Write out the data below in full, unchanged, minus the images.

_Information shown_
────────

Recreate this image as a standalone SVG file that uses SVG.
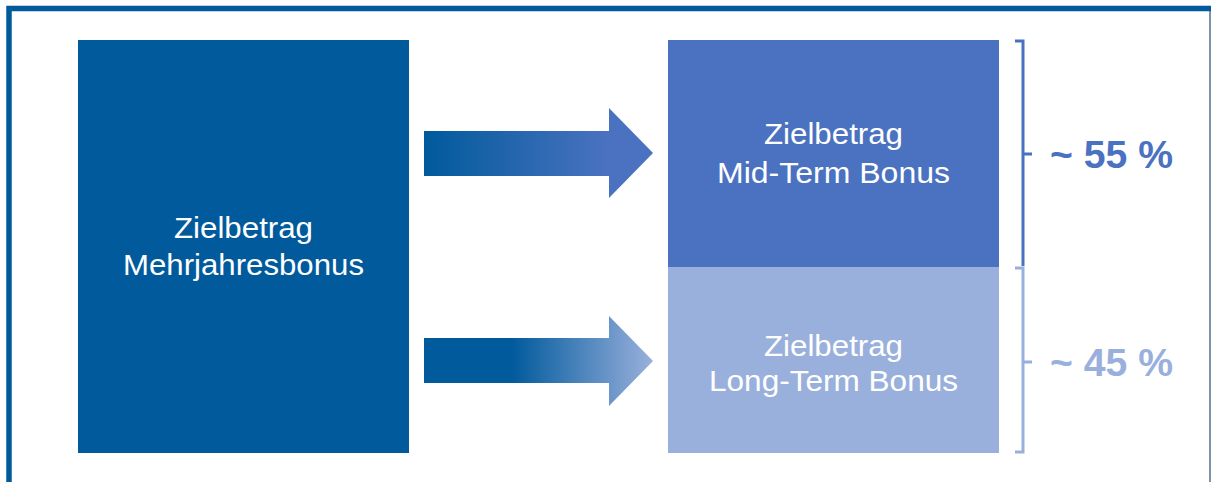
<svg xmlns="http://www.w3.org/2000/svg" width="1212" height="482" viewBox="0 0 1212 482">
  <style>
    .lbl { font-family: "Liberation Sans", Arial, sans-serif; font-size: 29px; fill: #ffffff; text-anchor: middle; }
    .pct { font-family: "Liberation Sans", Arial, sans-serif; font-size: 38px; font-weight: bold; }
    .br { fill: none; stroke-width: 3; }
  </style>
  <defs>
    <linearGradient id="g1" gradientUnits="userSpaceOnUse" x1="424" y1="0" x2="653" y2="0">
      <stop offset="0" stop-color="#005a9c"/>
      <stop offset="0.8" stop-color="#4a72c0"/>
      <stop offset="1" stop-color="#4a72c0"/>
    </linearGradient>
    <linearGradient id="g2" gradientUnits="userSpaceOnUse" x1="424" y1="0" x2="653" y2="0">
      <stop offset="0" stop-color="#005a9c"/>
      <stop offset="0.38" stop-color="#005a9c"/>
      <stop offset="1" stop-color="#9ab0dc"/>
    </linearGradient>
  </defs>
  <rect width="1212" height="482" fill="#ffffff"/>
  <g id="frame">
    <line x1="1210" y1="8" x2="1210" y2="482" stroke="#7d93ad" stroke-width="2"/>
    <path d="M9 482 V8.5 H1211" fill="none" stroke="#005a9c" stroke-width="5.5"/>
  </g>
  <g id="node-mehrjahresbonus">
    <rect x="78" y="40" width="331" height="413" fill="#005a9c"/>
    <text class="lbl" x="243.5" y="238" textLength="139" lengthAdjust="spacingAndGlyphs">Zielbetrag</text>
    <text class="lbl" x="243.5" y="275" textLength="241" lengthAdjust="spacingAndGlyphs">Mehrjahresbonus</text>
  </g>
  <g id="node-midterm">
    <rect x="668" y="40" width="331" height="227" fill="#4a72c0"/>
    <text class="lbl" x="833.5" y="144" textLength="139" lengthAdjust="spacingAndGlyphs">Zielbetrag</text>
    <text class="lbl" x="833.5" y="183" textLength="233" lengthAdjust="spacingAndGlyphs">Mid-Term Bonus</text>
  </g>
  <g id="node-longterm">
    <rect x="668" y="267" width="331" height="186" fill="#9ab0dc"/>
    <text class="lbl" x="833.5" y="356" textLength="139" lengthAdjust="spacingAndGlyphs">Zielbetrag</text>
    <text class="lbl" x="833.5" y="391" textLength="249" lengthAdjust="spacingAndGlyphs">Long-Term Bonus</text>
  </g>
  <g id="connectors">
    <polygon points="424,131 609,131 609,108 653,153 609,198 609,176 424,176" fill="url(#g1)"/>
    <polygon points="424,338 609,338 609,316 653,361 609,406 609,383 424,383" fill="url(#g2)"/>
  </g>
  <g id="share-55">
    <path class="br" d="M1015 41 H1023 V266 M1023 154 H1032" stroke="#4a72c0"/>
    <text class="pct" x="1050" y="168" fill="#4a72c0" textLength="123" lengthAdjust="spacingAndGlyphs">~ 55 %</text>
  </g>
  <g id="share-45">
    <path class="br" d="M1015 268 H1023 V452 H1015 M1023 362 H1032" stroke="#9ab0dc"/>
    <text class="pct" x="1050" y="376" fill="#9ab0dc" textLength="123" lengthAdjust="spacingAndGlyphs">~ 45 %</text>
  </g>
</svg>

────────

_Exercise answer_
Recreate this image as a standalone SVG file that uses SVG.
<svg xmlns="http://www.w3.org/2000/svg" width="1212" height="482" viewBox="0 0 1212 482">
  <style>
    .lbl { font-family: "Liberation Sans", Arial, sans-serif; font-size: 29px; fill: #ffffff; text-anchor: middle; }
    .pct { font-family: "Liberation Sans", Arial, sans-serif; font-size: 38px; font-weight: bold; }
    .br { fill: none; stroke-width: 3; }
  </style>
  <defs>
    <linearGradient id="g1" gradientUnits="userSpaceOnUse" x1="424" y1="0" x2="653" y2="0">
      <stop offset="0" stop-color="#005a9c"/>
      <stop offset="0.8" stop-color="#4a72c0"/>
      <stop offset="1" stop-color="#4a72c0"/>
    </linearGradient>
    <linearGradient id="g2" gradientUnits="userSpaceOnUse" x1="424" y1="0" x2="653" y2="0">
      <stop offset="0" stop-color="#005a9c"/>
      <stop offset="0.38" stop-color="#005a9c"/>
      <stop offset="1" stop-color="#9ab0dc"/>
    </linearGradient>
  </defs>
  <rect width="1212" height="482" fill="#ffffff"/>
  <g id="frame">
    <line x1="1210" y1="8" x2="1210" y2="482" stroke="#7d93ad" stroke-width="2"/>
    <path d="M9 482 V8.5 H1211" fill="none" stroke="#005a9c" stroke-width="5.5"/>
  </g>
  <g id="node-mehrjahresbonus">
    <rect x="78" y="40" width="331" height="413" fill="#005a9c"/>
    <text class="lbl" x="243.5" y="238" textLength="139" lengthAdjust="spacingAndGlyphs">Zielbetrag</text>
    <text class="lbl" x="243.5" y="275" textLength="241" lengthAdjust="spacingAndGlyphs">Mehrjahresbonus</text>
  </g>
  <g id="node-midterm">
    <rect x="668" y="40" width="331" height="227" fill="#4a72c0"/>
    <text class="lbl" x="833.5" y="144" textLength="139" lengthAdjust="spacingAndGlyphs">Zielbetrag</text>
    <text class="lbl" x="833.5" y="183" textLength="233" lengthAdjust="spacingAndGlyphs">Mid-Term Bonus</text>
  </g>
  <g id="node-longterm">
    <rect x="668" y="267" width="331" height="186" fill="#9ab0dc"/>
    <text class="lbl" x="833.5" y="356" textLength="139" lengthAdjust="spacingAndGlyphs">Zielbetrag</text>
    <text class="lbl" x="833.5" y="391" textLength="249" lengthAdjust="spacingAndGlyphs">Long-Term Bonus</text>
  </g>
  <g id="connectors">
    <polygon points="424,131 609,131 609,108 653,153 609,198 609,176 424,176" fill="url(#g1)"/>
    <polygon points="424,338 609,338 609,316 653,361 609,406 609,383 424,383" fill="url(#g2)"/>
  </g>
  <g id="share-55">
    <path class="br" d="M1015 41 H1023 V266 M1023 154 H1032" stroke="#4a72c0"/>
    <text class="pct" x="1050" y="168" fill="#4a72c0" textLength="123" lengthAdjust="spacingAndGlyphs">~ 55 %</text>
  </g>
  <g id="share-45">
    <path class="br" d="M1015 268 H1023 V452 H1015 M1023 362 H1032" stroke="#9ab0dc"/>
    <text class="pct" x="1050" y="376" fill="#9ab0dc" textLength="123" lengthAdjust="spacingAndGlyphs">~ 45 %</text>
  </g>
</svg>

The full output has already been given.